After a bit of stumbling around, the woman at the call center impatiently switched into fluent English. An English conversation about trash was a first for me. She skipped the dance and charged straight into English to get things done. It was a cultural dance, too, switching over to the American let’s-just-get-this-done mode.

Part of the problem is that my presence always provokes a conversation about English, even when no English gets spoken. Slipping into a chair at the counter of a craft beer bar at the start of the summer, the voices of a middle-aged couple next to me lowered as I ordered a pint. They stole furtive glances at me. Then, I heard them whisper to each other sotto voce that wasn’t so sotto, “Eigo zenzen dekinai!” “I can’t speak English at all.”

But I’m sure the woman at the counter next to me who denied being able to speak English could in fact order a beer in New York City if she had to. She felt provoked, obligated maybe, to discuss my language, as if I couldn’t understand hers. But she did not want to lean over for the ritual dance. Fair enough. But in her mind, I could tell, she was doing the language dance on her own.

Other times, though, it’s entirely the opposite. One off-duty tour guide (it turned out) next to me at a counter one evening spoke to me in Japanese for quite a while about sake, Japanese food, and politics before dispensing with the ritual and switching suddenly to flawless English. But he was the dance-less exception, and one with a sense of humor my lapses in Japanese no doubt amused.

At the start of the dance, it’s always hard to gauge if someone really can’t speak English, in which case my forcing them into English would embarrass them, or if they are just being humble, in which case they actually want to speak English but hesitate in case I want to speak Japanese. They also want to be polite and not embarrass me, too, in case my Japanese is not up to it.

So, we have to dance around a bit figuring out which language will best manage what we both want without imposing too much on the other. All of that happens in a few conversational turns, so I try to pay attention where the dance is headed.

Because conversations with strangers in Japanese tend to be less personal and more informational, taxi drivers explaining their working conditions or someone in a bar talk about similar bars, I like it best when English helps us break out of the formal patterns and polite language, and lets the conversation fall into fresh exchanges. Japanese can really loosen up in English.

After switching not just language, but cultural assumptions, body language, and mindsets, they tell me more, in English, about themselves and their life than they ever would in Japanese. What emerges then in the ensuing conversation is something like: “I lived in Africa when I was young,” or, “I worked in a restaurant in London for ten years.” I get a whole story, not just a conversation. English is central to the direction of their life, so the language reveals more than just their vocabulary score. It gives me their life story.
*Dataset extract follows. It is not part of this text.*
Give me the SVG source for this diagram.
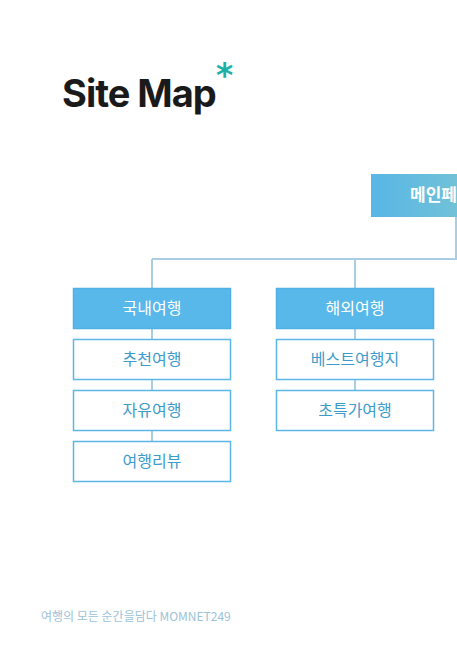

On the train from time to time, I like to peek over at lone uniformed students prepping for an English exam. With great concentration, the student will move a red plastic sheet off and on their study list to hide and show the answers below. During the inevitable pause to cram a word or pattern into their long-term memory, the bedraggled student will look up, startled to see a real, live English speaker right beside them, as if magically conjured from the pages of the book.

I often give them my teacher’s glare that says, “Study hard.” But if they are standing close enough, I like to whisper a friendly “Ganbatte!” “Go for it!” The student, usually a girl, since boys do not want to appear uncool by studying in public, will blush as red as the plastic sheet that hides the answers below, and mumble, “Yes, I will, thank you,” even if the words don’t come out as anything more than a polite, silent bow.

Still unsure how to pull the words off the page and let them live, the language dance is still a ways off. But I know that after a few more years of study, she’ll be engaging in the language dance, too, whichever direction in life her language study leads her.